Figure 3: TIMES Inputs and Outputs; source (Remme et al., 2001)
Primary resources can be transformed into fuels (such as hydrogen or electricity) using a range of existing and future technologies and processes (red) that are then redirected into the different sectors (orange), where they feed into a range of technologies, such as gas boilers, heat pumps, etc. that ultimately meet energy demand.
The figure below highlights a simplified version of specific supply chains within TIMES. Space and water heating in the Residential sector can be generated from gas, electricity or other sources. Electricity, in turn, can be generated using a variety of inputs, including gas.
Figure 4: Based on "Using the TIMES model in developing energy policy, 2017" [2]
However, this example highlights only one form of energy demand being considered by the TIMES approach. In addition to considering the most appropriate method of delivering heat demand, TIMES is also simultaneously considering that approach in the context of delivering all other energy demands (hot water, transport, appliances) and the impacts those demands have on competing and complimentary parts of the supply chain.
There are, in fact, over two thousand technologies and other carbon abatement measures in the Scottish TIMES model, both existing and future. There are a series of variables associated with each, such as fixed and variable operating costs, investment costs and technical potential, amongst others.
TIMES models use linear programming ( LP) to identify the least-cost pathway for meeting our climate change targets and energy demands over a specified time horizon.

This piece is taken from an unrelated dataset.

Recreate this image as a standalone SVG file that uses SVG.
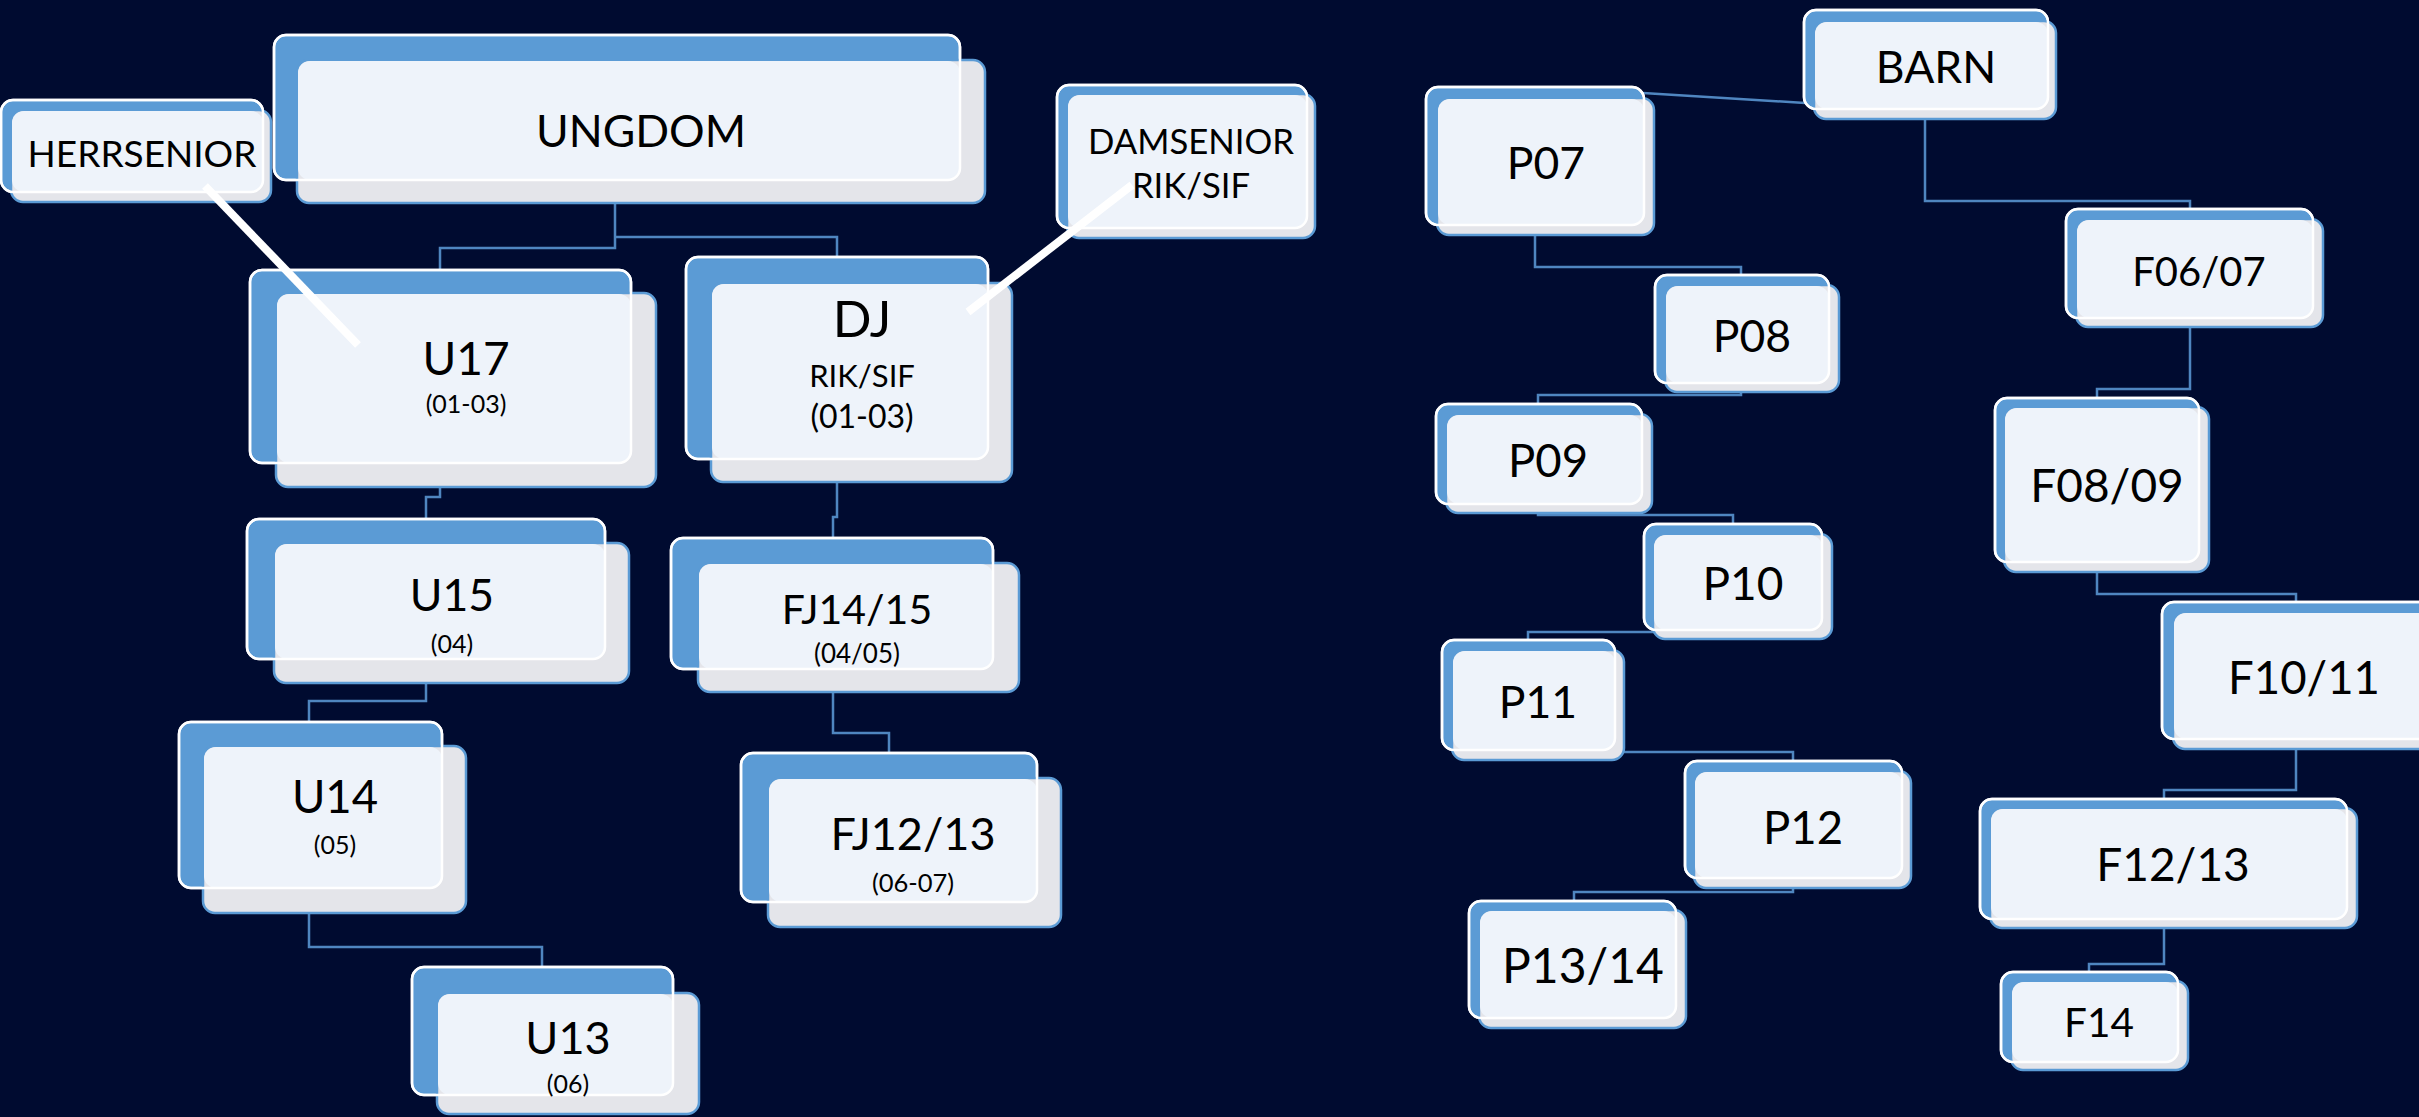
<svg xmlns="http://www.w3.org/2000/svg" width="2419" height="1117" viewBox="0 0 2419 1117">
<defs>
<style>
.bk{fill:#5B9BD5;stroke:#FFFFFF;stroke-width:2.5}
.fr{fill:#E4E5EA;stroke:#5B9BD5;stroke-width:2.5}
.ov{fill:#EEF3FA}
.bo{fill:none;stroke:#FFFFFF;stroke-width:2.5}
.cn{fill:none;stroke:#4F86C0;stroke-width:2.5}
.pt{stroke:#FFFFFF;stroke-width:8;fill:none}
text{font-family:Lato,"Liberation Sans",sans-serif;fill:#000000;text-anchor:middle}
</style>
</defs>
<rect x="0" y="0" width="2419" height="1117" fill="#000B30"/>
<g id="connectors">
<path class="cn" d="M615,180 V248 H440 V270"/>
<path class="cn" d="M615,237 H837 V257"/>
<path class="cn" d="M440,463 V497 H426 V519"/>
<path class="cn" d="M426,659 V701 H309 V722"/>
<path class="cn" d="M309,888 V947 H542 V967"/>
<path class="cn" d="M837,459 V517 H833 V538"/>
<path class="cn" d="M833,669 V733 H889 V753"/>
<path class="cn" d="M1643,93 L1805,103"/>
<path class="cn" d="M1925,109 V201 H2190 V209"/>
<path class="cn" d="M2190,318 V389 H2097 V398"/>
<path class="cn" d="M2097,562 V594 H2296 V602"/>
<path class="cn" d="M2296,739 V790 H2164 V799"/>
<path class="cn" d="M2164,919 V964 H2089 V972"/>
<path class="cn" d="M1535,225 V267 H1741 V275"/>
<path class="cn" d="M1741,383 V395 H1538 V404"/>
<path class="cn" d="M1538,504 V515 H1733 V524"/>
<path class="cn" d="M1733,630 V632 H1528 V640"/>
<path class="cn" d="M1528,750 V752 H1793 V761"/>
<path class="cn" d="M1793,878 V892 H1574 V901"/>
</g>
<g id="herrsenior">
<rect class="bk" x="1" y="100" width="262" height="92" rx="12"/>
<rect class="fr" x="11" y="110" width="260" height="92" rx="12"/>
<rect class="ov" x="12" y="111" width="251" height="81" rx="12"/>
<rect class="bo" x="1" y="100" width="262" height="92" rx="12"/>
<text x="142" y="167" font-size="37">HERRSENIOR</text>
</g>
<g id="ungdom">
<rect class="bk" x="274" y="35" width="686" height="145" rx="12"/>
<rect class="fr" x="297" y="60" width="688" height="143" rx="12"/>
<rect class="ov" x="298" y="61" width="662" height="119" rx="12"/>
<rect class="bo" x="274" y="35" width="686" height="145" rx="12"/>
<text x="641" y="147" font-size="44.5">UNGDOM</text>
</g>
<g id="damsenior">
<rect class="bk" x="1057" y="85" width="250" height="143" rx="12"/>
<rect class="fr" x="1067" y="94" width="248" height="144" rx="12"/>
<rect class="ov" x="1068" y="95" width="239" height="133" rx="12"/>
<rect class="bo" x="1057" y="85" width="250" height="143" rx="12"/>
<text x="1191" y="154" font-size="34.7">DAMSENIOR</text>
<text x="1191" y="198" font-size="34.7">RIK/SIF</text>
</g>
<g id="u17">
<rect class="bk" x="250" y="270" width="381" height="193" rx="12"/>
<rect class="fr" x="276" y="293" width="380" height="194" rx="12"/>
<rect class="ov" x="277" y="294" width="354" height="169" rx="12"/>
<rect class="bo" x="250" y="270" width="381" height="193" rx="12"/>
<text x="466" y="375" font-size="46">U17</text>
<text x="466" y="413" font-size="25">(01-03)</text>
</g>
<g id="dj">
<rect class="bk" x="686" y="257" width="302" height="202" rx="12"/>
<rect class="fr" x="711" y="283" width="301" height="199" rx="12"/>
<rect class="ov" x="712" y="284" width="276" height="175" rx="12"/>
<rect class="bo" x="686" y="257" width="302" height="202" rx="12"/>
<text x="862" y="337" font-size="51">DJ</text>
<text x="862" y="387" font-size="31">RIK/SIF</text>
<text x="862" y="428" font-size="32">(01-03)</text>
</g>
<g id="u15">
<rect class="bk" x="247" y="519" width="358" height="140" rx="12"/>
<rect class="fr" x="274" y="543" width="355" height="140" rx="12"/>
<rect class="ov" x="275" y="544" width="330" height="115" rx="12"/>
<rect class="bo" x="247" y="519" width="358" height="140" rx="12"/>
<text x="452" y="611" font-size="44.5">U15</text>
<text x="452" y="653" font-size="25">(04)</text>
</g>
<g id="fj1415">
<rect class="bk" x="671" y="538" width="322" height="131" rx="12"/>
<rect class="fr" x="698" y="563" width="321" height="129" rx="12"/>
<rect class="ov" x="699" y="564" width="294" height="105" rx="12"/>
<rect class="bo" x="671" y="538" width="322" height="131" rx="12"/>
<text x="857" y="624" font-size="41">FJ14/15</text>
<text x="857" y="663" font-size="26">(04/05)</text>
</g>
<g id="u14">
<rect class="bk" x="179" y="722" width="263" height="166" rx="12"/>
<rect class="fr" x="203" y="746" width="263" height="167" rx="12"/>
<rect class="ov" x="204" y="747" width="238" height="141" rx="12"/>
<rect class="bo" x="179" y="722" width="263" height="166" rx="12"/>
<text x="335" y="813" font-size="45.5">U14</text>
<text x="335" y="854" font-size="25">(05)</text>
</g>
<g id="fj1213">
<rect class="bk" x="741" y="753" width="296" height="149" rx="12"/>
<rect class="fr" x="768" y="778" width="293" height="149" rx="12"/>
<rect class="ov" x="769" y="779" width="268" height="123" rx="12"/>
<rect class="bo" x="741" y="753" width="296" height="149" rx="12"/>
<text x="913" y="850" font-size="45">FJ12/13</text>
<text x="913" y="892" font-size="25.5">(06-07)</text>
</g>
<g id="u13">
<rect class="bk" x="412" y="967" width="261" height="128" rx="12"/>
<rect class="fr" x="437" y="993" width="262" height="121" rx="12"/>
<rect class="ov" x="438" y="994" width="235" height="101" rx="12"/>
<rect class="bo" x="412" y="967" width="261" height="128" rx="12"/>
<text x="568" y="1054" font-size="45">U13</text>
<text x="568" y="1093" font-size="25">(06)</text>
</g>
<g id="barn">
<rect class="bk" x="1804" y="10" width="244" height="99" rx="12"/>
<rect class="fr" x="1814" y="21" width="242" height="98" rx="12"/>
<rect class="ov" x="1815" y="22" width="233" height="87" rx="12"/>
<rect class="bo" x="1804" y="10" width="244" height="99" rx="12"/>
<text x="1936" y="83" font-size="44.5">BARN</text>
</g>
<g id="p07">
<rect class="bk" x="1426" y="87" width="218" height="138" rx="12"/>
<rect class="fr" x="1437" y="98" width="217" height="137" rx="12"/>
<rect class="ov" x="1438" y="99" width="206" height="126" rx="12"/>
<rect class="bo" x="1426" y="87" width="218" height="138" rx="12"/>
<text x="1546" y="179" font-size="44.5">P07</text>
</g>
<g id="f0607">
<rect class="bk" x="2066" y="209" width="247" height="109" rx="12"/>
<rect class="fr" x="2076" y="219" width="247" height="108" rx="12"/>
<rect class="ov" x="2077" y="220" width="236" height="98" rx="12"/>
<rect class="bo" x="2066" y="209" width="247" height="109" rx="12"/>
<text x="2199" y="286" font-size="40">F06/07</text>
</g>
<g id="p08">
<rect class="bk" x="1655" y="275" width="174" height="108" rx="12"/>
<rect class="fr" x="1665" y="285" width="174" height="107" rx="12"/>
<rect class="ov" x="1666" y="286" width="163" height="97" rx="12"/>
<rect class="bo" x="1655" y="275" width="174" height="108" rx="12"/>
<text x="1752" y="352" font-size="44.5">P08</text>
</g>
<g id="f0809">
<rect class="bk" x="1995" y="398" width="204" height="164" rx="12"/>
<rect class="fr" x="2004" y="407" width="205" height="165" rx="12"/>
<rect class="ov" x="2005" y="408" width="194" height="154" rx="12"/>
<rect class="bo" x="1995" y="398" width="204" height="164" rx="12"/>
<text x="2107" y="502" font-size="46">F08/09</text>
</g>
<g id="p09">
<rect class="bk" x="1436" y="404" width="206" height="100" rx="12"/>
<rect class="fr" x="1446" y="414" width="206" height="99" rx="12"/>
<rect class="ov" x="1447" y="415" width="195" height="89" rx="12"/>
<rect class="bo" x="1436" y="404" width="206" height="100" rx="12"/>
<text x="1548" y="477" font-size="45.5">P09</text>
</g>
<g id="p10">
<rect class="bk" x="1644" y="524" width="178" height="106" rx="12"/>
<rect class="fr" x="1653" y="534" width="179" height="105" rx="12"/>
<rect class="ov" x="1654" y="535" width="168" height="95" rx="12"/>
<rect class="bo" x="1644" y="524" width="178" height="106" rx="12"/>
<text x="1743" y="600" font-size="46">P10</text>
</g>
<g id="f1011">
<rect class="bk" x="2162" y="602" width="268" height="137" rx="12"/>
<rect class="fr" x="2173" y="612" width="267" height="137" rx="12"/>
<rect class="ov" x="2174" y="613" width="256" height="126" rx="12"/>
<rect class="bo" x="2162" y="602" width="268" height="137" rx="12"/>
<text x="2304" y="694" font-size="45.5">F10/11</text>
</g>
<g id="p11">
<rect class="bk" x="1442" y="640" width="173" height="110" rx="12"/>
<rect class="fr" x="1452" y="650" width="172" height="110" rx="12"/>
<rect class="ov" x="1453" y="651" width="162" height="99" rx="12"/>
<rect class="bo" x="1442" y="640" width="173" height="110" rx="12"/>
<text x="1538" y="718" font-size="44.5">P11</text>
</g>
<g id="p12">
<rect class="bk" x="1685" y="761" width="217" height="117" rx="12"/>
<rect class="fr" x="1694" y="771" width="217" height="117" rx="12"/>
<rect class="ov" x="1695" y="772" width="207" height="106" rx="12"/>
<rect class="bo" x="1685" y="761" width="217" height="117" rx="12"/>
<text x="1803" y="844" font-size="45.5">P12</text>
</g>
<g id="f1213">
<rect class="bk" x="1980" y="799" width="367" height="120" rx="12"/>
<rect class="fr" x="1990" y="808" width="367" height="120" rx="12"/>
<rect class="ov" x="1991" y="809" width="356" height="110" rx="12"/>
<rect class="bo" x="1980" y="799" width="367" height="120" rx="12"/>
<text x="2173" y="881" font-size="46">F12/13</text>
</g>
<g id="p1314">
<rect class="bk" x="1469" y="901" width="207" height="117" rx="12"/>
<rect class="fr" x="1479" y="910" width="207" height="118" rx="12"/>
<rect class="ov" x="1480" y="911" width="196" height="107" rx="12"/>
<rect class="bo" x="1469" y="901" width="207" height="117" rx="12"/>
<text x="1583" y="983" font-size="48">P13/14</text>
</g>
<g id="f14">
<rect class="bk" x="2001" y="972" width="177" height="90" rx="12"/>
<rect class="fr" x="2011" y="981" width="177" height="89" rx="12"/>
<rect class="ov" x="2012" y="982" width="166" height="80" rx="12"/>
<rect class="bo" x="2001" y="972" width="177" height="90" rx="12"/>
<text x="2099" y="1037" font-size="40.5">F14</text>
</g>
<g id="pointers">
<path class="pt" d="M205,186 L358,345"/>
<path class="pt" d="M1132,185 L968,312"/>
</g>
</svg>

LP is a mathematical technique by which we obtain an optimal result by minimising or maximising a function (finding its maximum or lowest point), given a set of constraints. In the context of TIMES, we minimise the total cost of meeting a series of final demands, given a set of constraints.
The resulting pathway will include a specific mix of primary energy supply that can optimally meet Scottish energy demands. The least-cost pathway also contains a suggested mix of technologies, fuels and other carbon abatement measures for achieving our targets, as well as a set of carbon envelopes that indicate the potential future pathway for emissions within sectors.
In addition to the whole system TIMES model, we utilise a number of more detailed sector models. These have been used to compliment the TIMES whole system approach. Sector models can provide more detail on the individual sectors than is possible within the TIMES framework. We have made adjustments to the TIMES model to take into account these sector-specific analyses.
The pace at which the energy system changes (and has changed over the past decade and a half) as a result of changing market, policy, technological and regulatory drivers means forecasting the precise breakdown of the 2032 energy system is not feasible and the actual distribution of technologies and processes within and between sectors could be different over the period. For example, bioenergy is identified as being a potential input to the industrial sector, but the form this could take may differ depending on how different technologies and processes develop.
The current work underway to upgrade the mains gas system could facilitate a greater share of biogases in the gas network, which could provide a low-disruption means by which to decarbonise the non-domestic sector. This issue of how to model uncertainty was a consistent theme in our discussions with the academic modelling community, and an area that we will look to develop further as we continue to develop our modelling expertise.